This is a really simple one-day hack. (I need more of those in my life.)

Starting at the end, here's the comparison of the audio before and after. The internal speakers are, of course, terrible tinny speakers. The external speakers are reasonable (nothing special; a couple GoldStar specials I picked up nearly 30 years ago).

But why, you might ask?

I can't believe it's possible to buy a TV without some an analog audio out in this day and age, but it absolutely is. This TV had a S/PIDF out (a digital, optical audio interconnect standard). Which is fine, or so I thought. I'd just buy a cheap S/PIDF converter (which converts the audio back from WAV format to analog), plug it in to the TV, and continue using my external amp and speakers.

Unfortunately, it's not that simple. This TV (a Samsung UN32J5003EFXZA 32" LED TV) has two critical problems.

Problem number 1: when you connect the S/PIDF interface, the TV's remote no longer controls the volume. I could get a more pricey S/PIDF converter that also has a remote, but why?

I lived with it this way for almost two years. (Side note: I didn't know that was possible. I usually open up electronics the weekend they arrive in my house.) No remote volume; we stood up, adjusted the amp. Annoying but not terrible. (It did nag on my conscience a little that we were powering this amp 24/7, even when the TV was off.)

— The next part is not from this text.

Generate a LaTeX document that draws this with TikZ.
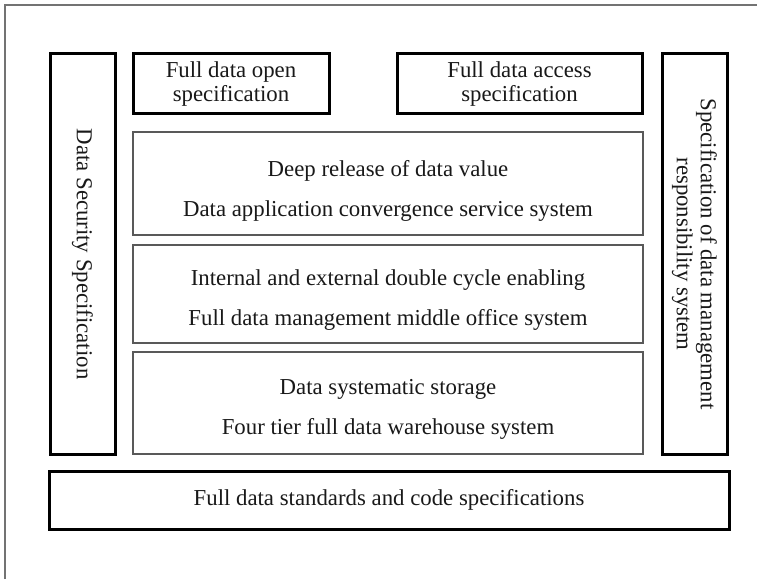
\documentclass[tikz,border=0pt]{standalone}
\usepackage{fontspec}
\setmainfont{Liberation Serif}
\begin{document}
\begin{tikzpicture}[x=1pt,y=-1pt,
  heavybox/.style={draw=black,line width=3pt,fill=white},
  layerbox/.style={draw=black!65,line width=1.3pt,fill=white},
  frameline/.style={draw=black!55,line width=1.4pt},
  lbl/.style={font=\fontsize{22.8}{24}\selectfont,align=center,text=black!90,inner sep=0pt},
  lbltall/.style={font=\fontsize{22.8}{40}\selectfont,align=center,text=black!90,inner sep=0pt}]
\useasboundingbox (0,0) rectangle (757,579);
\fill[white] (0,0) rectangle (757,579);
% outer frame (partially visible)
\draw[frameline] (5,579) -- (5,5) -- (757,5);

% side pillars
\draw[heavybox] (50,53) rectangle (115,454);
\node[lbl,rotate=-90] (sec) at (82.5,254) {Data Security Specification};
\draw[heavybox] (662,53) rectangle (727,454);
\node[lbl,rotate=-90] (resp) at (694.5,254) {Specification of data management\\responsibility system};

% top specification boxes
\draw[heavybox] (133,53) rectangle (329,113);
\node[lbl] (open) at (231,84) {Full data open\\specification};
\draw[heavybox] (397,53) rectangle (642,113);
\node[lbl] (access) at (519.5,84) {Full data access\\specification};

% three stacked layers
\draw[layerbox] (133,132) rectangle (643,235);
\node[lbltall] (value) at (388,191) {Deep release of data value\\Data application convergence service system};
\draw[layerbox] (133,245) rectangle (643,343);
\node[lbltall] (cycle) at (388,300) {Internal and external double cycle enabling\\Full data management middle office system};
\draw[layerbox] (133,352) rectangle (643,454);
\node[lbltall] (store) at (388,409) {Data systematic storage\\Four tier full data warehouse system};

% foundation
\draw[heavybox] (49,471) rectangle (729,529);
\node[lbl] (std) at (389,500) {Full data standards and code specifications};
\end{tikzpicture}
\end{document}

Problem number 2 surfaced when I started trying to use the HDMI output of a Raspberry PI media station. There's something weird about how the TV and HDMI audio interact. Half the time, the audio started coming out of the tinny, crappy speakers in the TV! With a lot of mucking around in the menus in the TV, I managed to make it play through the external audio most of the time. With no audio volume control, and wildly varying audio levels coming out of the PI. And occasional no-audio-at-all, which was solved by rebooting ... the TV.

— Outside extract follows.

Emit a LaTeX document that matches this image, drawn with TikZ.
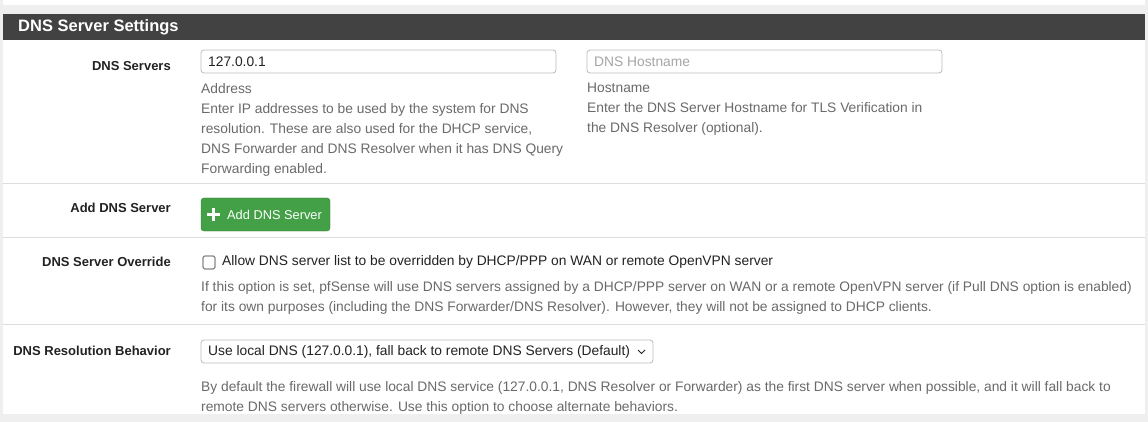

Since there didn't seem to be any dead fix for the interaction between the PI and the TV, I decided it was finally time to perform surgery.

Step 1, open the TV. This is straightforward; the obvious screws on the back, and then press-fit snaps around the edge that just needed some manhandling.

Every time I get to this stage in modern hardware, I marvel at how small the electronics are. Wow.

Step 3: remove the existing speakers. These have spade connectors that pull off (with a minor detent that needed finessing).

Step 3: figure out where the new RCA jacks will go. I happened to have two identical jacks in my parts bins...

Step 4: TV back, meet the drill press!

Step 5: wire it up. I left enough slack to be able to take this apart at some future date while forgetting that these are hard wired to the front.

Step 6: reassemble and enjoy.

Since I've wired directly to the TV's amp output, these RCA jacks now go directly to the speakers. The amp is turned off; the S/PIDF converter is out of the picture. The remote works correctly to change the volume, and the audio from the HDMI port of the Pi comes through as expected.

And I get two tiny (and tinny) speakers for some future embedded project in the deal. Nice.